Moore no sooner heard that Napoleon was approaching than he perceived the necessity of an immediate retreat; and he commenced, accordingly, a most calamitous one through the naked mountains of Galicia, in which his troops displayed a most lamentable want of discipline. They ill-treated the inhabitants, straggled from their ranks, and in short lost the appearance of an army except when the trumpet warned them that they might expect the French to charge.
Leaving Chamartin on the morning of the 22nd of December Napoleon arrived at the foot of the Guadarrama as the infantry of his Guard was beginning to ascend it. The weather, which till then had been superb, had suddenly become terrible, and at the very moment when forced marches were to be performed, as it was necessary that they lose no time in coming up with the English.
Napoleon, seeing the infantry of his Guard accumulating at the entrance of the gorge, in which the gun-carriages were also crowded together, spurred his horse into a gallop, and gained the head of the column which he found detained by the hurricane. The peasants declared that it was impossible to pass without being exposed to the greatest dangers. This, however, was not sufficient to stop the conqueror of the Alps. He made the chasseurs of his Guard dismount, and ordered them to advance first in close column, conducted by guides. These bold fellows, marching at the head of the army, and trampling down the snow with their own feet and those of their horses, formed a beaten track for the troops who followed.

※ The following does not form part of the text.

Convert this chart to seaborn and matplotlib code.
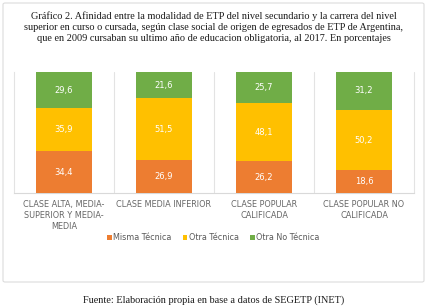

The Emperor himself climbed the mountain on foot, amidst the chasseurs of his Guard, merely leaning, when he felt fatigued, on the arm of General Savary. The cold, which was as severe as at Eylau, did not prevent him from crossing the Guadarrama. General Marbot, who accompanied Napoleon on the journey, says in his "Memoirs": "A furious snowstorm, with a fierce wind, made the passage of the mountains almost impracticable. Men and horses were hurled over precipices. The leading battalions had actually begun to retreat; but Napoleon was resolved to overtake the English at all cost. He spoke to the men, and ordered that the members of each section should hold one another by the arm. The cavalry, dismounting, did the same. The staff was formed in similar fashion, the Emperor between Lannes and Duroc, we following with locked arms; and so, in spite of wind, snow and ice, we proceeded, though it took us four hours to reach the top. Half way up the marshals and generals, who wore jackboots, could go no farther. Napoleon, therefore, got hoisted on to a gun, and bestrode it; the marshals and generals did the same, and in this grotesque order they reached the convent at the summit. There the troops were rested and wine served out. The descent though awkward, was better."
Napoleon spent the night in a miserable post-house in the little village of Espinar. On the mules laden with his baggage had been brought the wherewithal to serve him with supper, and which he shared with his officers, cheerfully conversing with them on that series of extraordinary adventures which had commenced at the school of Brienne—to end, he knew not where!
Next day the Emperor proceeded with his Guard; but the infantry advanced with difficulty and the artillery could not stir owing to the frightful quagmires. The stragglers and baggage came up slowly while Napoleon, anxious to meet the fleeing English troops, pushed on with his advance guard and with his chasseurs until Benevento was reached. Here he came up with his own troops in pursuit of Moore at Benevento, on the 29th of December, and enjoyed for a moment, from his headquarters established there, the spectacle of the English army in full retreat.
The French columns seemed to rival each other in their efforts to overtake the enemy. In their precipitation the English abandoned their sick, hamstrung their horses, when unable to keep up with them, and destroyed the greater part of their ammunition and baggage.
Marshal Soult, who had taken another road, was much nearer the enemy. His orders to follow the English intermission were difficult of accomplishing as the mud was deep and the soldiers sank up to their knees.
Napoleon now decided that Moore was no longer worthy of his own attention and intrusted the consummation of his ruin to Soult, who was ordered to pursue the English to the last extremity, and "with his sword at their loins." He therefore set out at once, his troops marching past the Emperor.